[Figure scripts]
——
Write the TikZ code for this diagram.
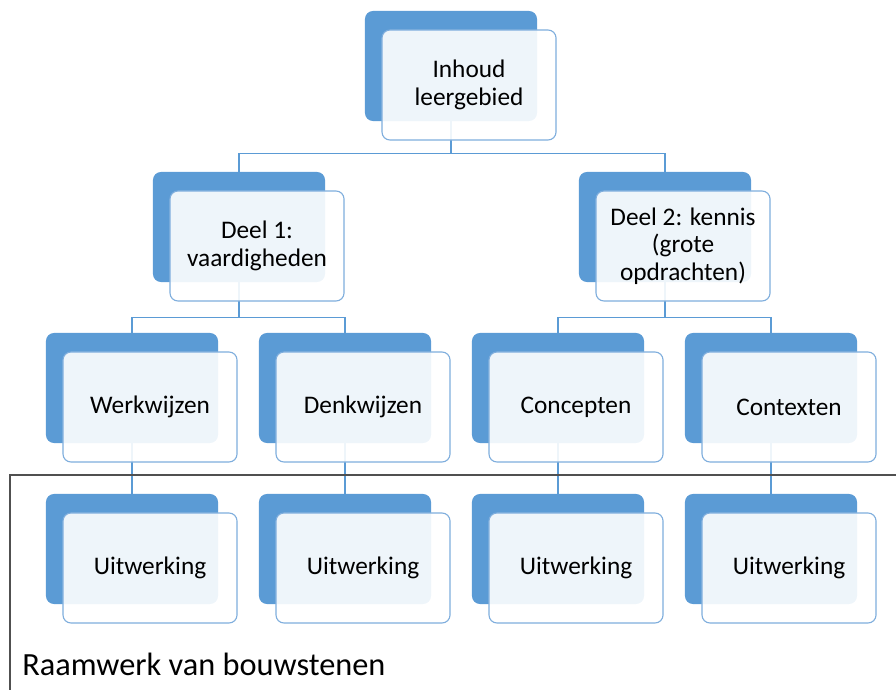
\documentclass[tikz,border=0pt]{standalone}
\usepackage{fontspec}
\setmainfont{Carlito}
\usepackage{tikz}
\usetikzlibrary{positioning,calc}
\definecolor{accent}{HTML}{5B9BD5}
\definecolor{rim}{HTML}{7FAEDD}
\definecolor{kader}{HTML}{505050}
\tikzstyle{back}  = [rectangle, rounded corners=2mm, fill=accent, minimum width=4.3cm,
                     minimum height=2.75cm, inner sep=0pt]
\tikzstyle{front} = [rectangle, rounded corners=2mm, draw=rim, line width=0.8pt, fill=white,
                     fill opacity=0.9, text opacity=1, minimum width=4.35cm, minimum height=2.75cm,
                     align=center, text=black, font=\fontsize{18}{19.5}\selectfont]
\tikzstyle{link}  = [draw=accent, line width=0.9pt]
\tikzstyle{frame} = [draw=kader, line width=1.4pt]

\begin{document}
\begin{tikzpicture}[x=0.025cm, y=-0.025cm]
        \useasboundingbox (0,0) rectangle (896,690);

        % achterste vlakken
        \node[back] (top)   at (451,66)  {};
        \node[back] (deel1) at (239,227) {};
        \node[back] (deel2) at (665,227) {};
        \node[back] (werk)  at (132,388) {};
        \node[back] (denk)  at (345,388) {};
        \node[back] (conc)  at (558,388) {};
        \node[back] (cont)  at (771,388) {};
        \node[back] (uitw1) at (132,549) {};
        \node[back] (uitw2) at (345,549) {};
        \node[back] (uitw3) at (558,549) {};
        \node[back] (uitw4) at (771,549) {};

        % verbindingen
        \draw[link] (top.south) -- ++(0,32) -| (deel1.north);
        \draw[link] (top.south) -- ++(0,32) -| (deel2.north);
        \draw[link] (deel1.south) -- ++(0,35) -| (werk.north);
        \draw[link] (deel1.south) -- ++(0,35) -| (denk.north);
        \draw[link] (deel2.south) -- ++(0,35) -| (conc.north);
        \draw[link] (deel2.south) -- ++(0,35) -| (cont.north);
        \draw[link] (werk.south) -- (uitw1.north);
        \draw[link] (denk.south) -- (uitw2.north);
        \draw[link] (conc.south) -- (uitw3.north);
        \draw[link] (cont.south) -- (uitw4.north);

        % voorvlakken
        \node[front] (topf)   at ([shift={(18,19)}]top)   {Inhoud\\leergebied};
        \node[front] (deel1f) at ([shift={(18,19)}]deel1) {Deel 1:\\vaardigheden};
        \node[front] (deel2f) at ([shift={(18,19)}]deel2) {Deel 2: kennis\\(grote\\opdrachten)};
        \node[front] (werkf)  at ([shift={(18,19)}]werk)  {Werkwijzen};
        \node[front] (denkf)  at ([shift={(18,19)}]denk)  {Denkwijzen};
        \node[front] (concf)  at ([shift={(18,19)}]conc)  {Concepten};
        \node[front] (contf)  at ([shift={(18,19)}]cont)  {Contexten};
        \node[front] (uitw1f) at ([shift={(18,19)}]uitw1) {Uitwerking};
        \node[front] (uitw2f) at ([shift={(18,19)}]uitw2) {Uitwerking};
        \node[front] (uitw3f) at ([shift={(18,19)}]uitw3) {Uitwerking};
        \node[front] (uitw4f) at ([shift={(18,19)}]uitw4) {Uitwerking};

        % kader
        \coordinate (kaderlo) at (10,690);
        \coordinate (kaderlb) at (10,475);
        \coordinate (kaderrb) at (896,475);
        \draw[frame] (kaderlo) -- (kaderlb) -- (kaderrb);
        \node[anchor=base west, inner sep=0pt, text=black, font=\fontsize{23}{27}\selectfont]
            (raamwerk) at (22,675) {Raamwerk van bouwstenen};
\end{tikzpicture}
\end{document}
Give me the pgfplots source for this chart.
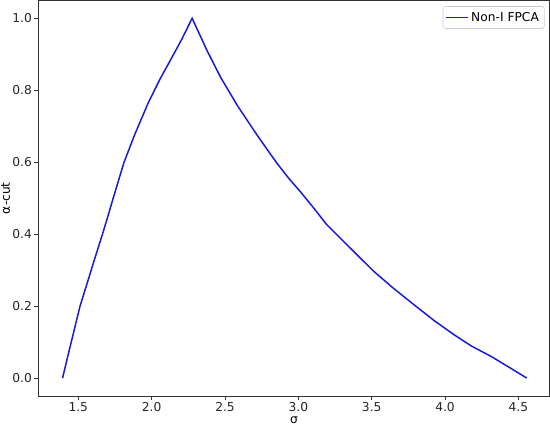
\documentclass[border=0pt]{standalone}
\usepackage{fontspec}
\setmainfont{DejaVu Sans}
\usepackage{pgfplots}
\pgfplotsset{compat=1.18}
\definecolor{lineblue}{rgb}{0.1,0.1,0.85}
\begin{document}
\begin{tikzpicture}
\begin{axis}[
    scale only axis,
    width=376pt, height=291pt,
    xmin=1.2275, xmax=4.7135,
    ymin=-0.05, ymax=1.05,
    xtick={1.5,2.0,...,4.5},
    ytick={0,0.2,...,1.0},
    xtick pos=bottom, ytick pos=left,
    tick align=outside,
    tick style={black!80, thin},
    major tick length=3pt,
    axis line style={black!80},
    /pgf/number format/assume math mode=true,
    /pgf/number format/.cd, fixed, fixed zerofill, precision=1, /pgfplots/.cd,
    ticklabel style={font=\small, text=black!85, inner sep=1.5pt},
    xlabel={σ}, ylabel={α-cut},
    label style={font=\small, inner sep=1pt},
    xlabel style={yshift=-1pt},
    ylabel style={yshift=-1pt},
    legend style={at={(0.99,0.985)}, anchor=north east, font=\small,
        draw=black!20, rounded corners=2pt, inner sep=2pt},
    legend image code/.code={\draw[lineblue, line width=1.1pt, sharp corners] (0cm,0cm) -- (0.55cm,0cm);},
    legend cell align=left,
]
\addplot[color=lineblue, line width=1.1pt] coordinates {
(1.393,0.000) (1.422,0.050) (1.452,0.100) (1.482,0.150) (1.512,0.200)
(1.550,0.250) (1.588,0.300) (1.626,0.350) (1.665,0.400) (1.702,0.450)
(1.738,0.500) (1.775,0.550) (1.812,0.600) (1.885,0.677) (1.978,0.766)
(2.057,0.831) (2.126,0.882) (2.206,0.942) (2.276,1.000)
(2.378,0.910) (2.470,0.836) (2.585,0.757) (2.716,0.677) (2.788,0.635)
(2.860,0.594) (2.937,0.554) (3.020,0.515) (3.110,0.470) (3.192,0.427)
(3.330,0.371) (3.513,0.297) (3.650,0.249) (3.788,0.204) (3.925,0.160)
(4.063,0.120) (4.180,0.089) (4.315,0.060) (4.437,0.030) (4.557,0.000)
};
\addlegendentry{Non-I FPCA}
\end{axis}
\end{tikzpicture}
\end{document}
——
# Job
Do not include images; quote all of the entries above exactly.

# Task result
Write the TikZ code for this diagram.
\documentclass[tikz,border=0pt]{standalone}
\usepackage{fontspec}
\setmainfont{Carlito}
\usepackage{tikz}
\usetikzlibrary{positioning,calc}
\definecolor{accent}{HTML}{5B9BD5}
\definecolor{rim}{HTML}{7FAEDD}
\definecolor{kader}{HTML}{505050}
\tikzstyle{back}  = [rectangle, rounded corners=2mm, fill=accent, minimum width=4.3cm,
                     minimum height=2.75cm, inner sep=0pt]
\tikzstyle{front} = [rectangle, rounded corners=2mm, draw=rim, line width=0.8pt, fill=white,
                     fill opacity=0.9, text opacity=1, minimum width=4.35cm, minimum height=2.75cm,
                     align=center, text=black, font=\fontsize{18}{19.5}\selectfont]
\tikzstyle{link}  = [draw=accent, line width=0.9pt]
\tikzstyle{frame} = [draw=kader, line width=1.4pt]

\begin{document}
\begin{tikzpicture}[x=0.025cm, y=-0.025cm]
        \useasboundingbox (0,0) rectangle (896,690);

        % achterste vlakken
        \node[back] (top)   at (451,66)  {};
        \node[back] (deel1) at (239,227) {};
        \node[back] (deel2) at (665,227) {};
        \node[back] (werk)  at (132,388) {};
        \node[back] (denk)  at (345,388) {};
        \node[back] (conc)  at (558,388) {};
        \node[back] (cont)  at (771,388) {};
        \node[back] (uitw1) at (132,549) {};
        \node[back] (uitw2) at (345,549) {};
        \node[back] (uitw3) at (558,549) {};
        \node[back] (uitw4) at (771,549) {};

        % verbindingen
        \draw[link] (top.south) -- ++(0,32) -| (deel1.north);
        \draw[link] (top.south) -- ++(0,32) -| (deel2.north);
        \draw[link] (deel1.south) -- ++(0,35) -| (werk.north);
        \draw[link] (deel1.south) -- ++(0,35) -| (denk.north);
        \draw[link] (deel2.south) -- ++(0,35) -| (conc.north);
        \draw[link] (deel2.south) -- ++(0,35) -| (cont.north);
        \draw[link] (werk.south) -- (uitw1.north);
        \draw[link] (denk.south) -- (uitw2.north);
        \draw[link] (conc.south) -- (uitw3.north);
        \draw[link] (cont.south) -- (uitw4.north);

        % voorvlakken
        \node[front] (topf)   at ([shift={(18,19)}]top)   {Inhoud\\leergebied};
        \node[front] (deel1f) at ([shift={(18,19)}]deel1) {Deel 1:\\vaardigheden};
        \node[front] (deel2f) at ([shift={(18,19)}]deel2) {Deel 2: kennis\\(grote\\opdrachten)};
        \node[front] (werkf)  at ([shift={(18,19)}]werk)  {Werkwijzen};
        \node[front] (denkf)  at ([shift={(18,19)}]denk)  {Denkwijzen};
        \node[front] (concf)  at ([shift={(18,19)}]conc)  {Concepten};
        \node[front] (contf)  at ([shift={(18,19)}]cont)  {Contexten};
        \node[front] (uitw1f) at ([shift={(18,19)}]uitw1) {Uitwerking};
        \node[front] (uitw2f) at ([shift={(18,19)}]uitw2) {Uitwerking};
        \node[front] (uitw3f) at ([shift={(18,19)}]uitw3) {Uitwerking};
        \node[front] (uitw4f) at ([shift={(18,19)}]uitw4) {Uitwerking};

        % kader
        \coordinate (kaderlo) at (10,690);
        \coordinate (kaderlb) at (10,475);
        \coordinate (kaderrb) at (896,475);
        \draw[frame] (kaderlo) -- (kaderlb) -- (kaderrb);
        \node[anchor=base west, inner sep=0pt, text=black, font=\fontsize{23}{27}\selectfont]
            (raamwerk) at (22,675) {Raamwerk van bouwstenen};
\end{tikzpicture}
\end{document}
Give me the pgfplots source for this chart.
\documentclass[border=0pt]{standalone}
\usepackage{fontspec}
\setmainfont{DejaVu Sans}
\usepackage{pgfplots}
\pgfplotsset{compat=1.18}
\definecolor{lineblue}{rgb}{0.1,0.1,0.85}
\begin{document}
\begin{tikzpicture}
\begin{axis}[
    scale only axis,
    width=376pt, height=291pt,
    xmin=1.2275, xmax=4.7135,
    ymin=-0.05, ymax=1.05,
    xtick={1.5,2.0,...,4.5},
    ytick={0,0.2,...,1.0},
    xtick pos=bottom, ytick pos=left,
    tick align=outside,
    tick style={black!80, thin},
    major tick length=3pt,
    axis line style={black!80},
    /pgf/number format/assume math mode=true,
    /pgf/number format/.cd, fixed, fixed zerofill, precision=1, /pgfplots/.cd,
    ticklabel style={font=\small, text=black!85, inner sep=1.5pt},
    xlabel={σ}, ylabel={α-cut},
    label style={font=\small, inner sep=1pt},
    xlabel style={yshift=-1pt},
    ylabel style={yshift=-1pt},
    legend style={at={(0.99,0.985)}, anchor=north east, font=\small,
        draw=black!20, rounded corners=2pt, inner sep=2pt},
    legend image code/.code={\draw[lineblue, line width=1.1pt, sharp corners] (0cm,0cm) -- (0.55cm,0cm);},
    legend cell align=left,
]
\addplot[color=lineblue, line width=1.1pt] coordinates {
(1.393,0.000) (1.422,0.050) (1.452,0.100) (1.482,0.150) (1.512,0.200)
(1.550,0.250) (1.588,0.300) (1.626,0.350) (1.665,0.400) (1.702,0.450)
(1.738,0.500) (1.775,0.550) (1.812,0.600) (1.885,0.677) (1.978,0.766)
(2.057,0.831) (2.126,0.882) (2.206,0.942) (2.276,1.000)
(2.378,0.910) (2.470,0.836) (2.585,0.757) (2.716,0.677) (2.788,0.635)
(2.860,0.594) (2.937,0.554) (3.020,0.515) (3.110,0.470) (3.192,0.427)
(3.330,0.371) (3.513,0.297) (3.650,0.249) (3.788,0.204) (3.925,0.160)
(4.063,0.120) (4.180,0.089) (4.315,0.060) (4.437,0.030) (4.557,0.000)
};
\addlegendentry{Non-I FPCA}
\end{axis}
\end{tikzpicture}
\end{document}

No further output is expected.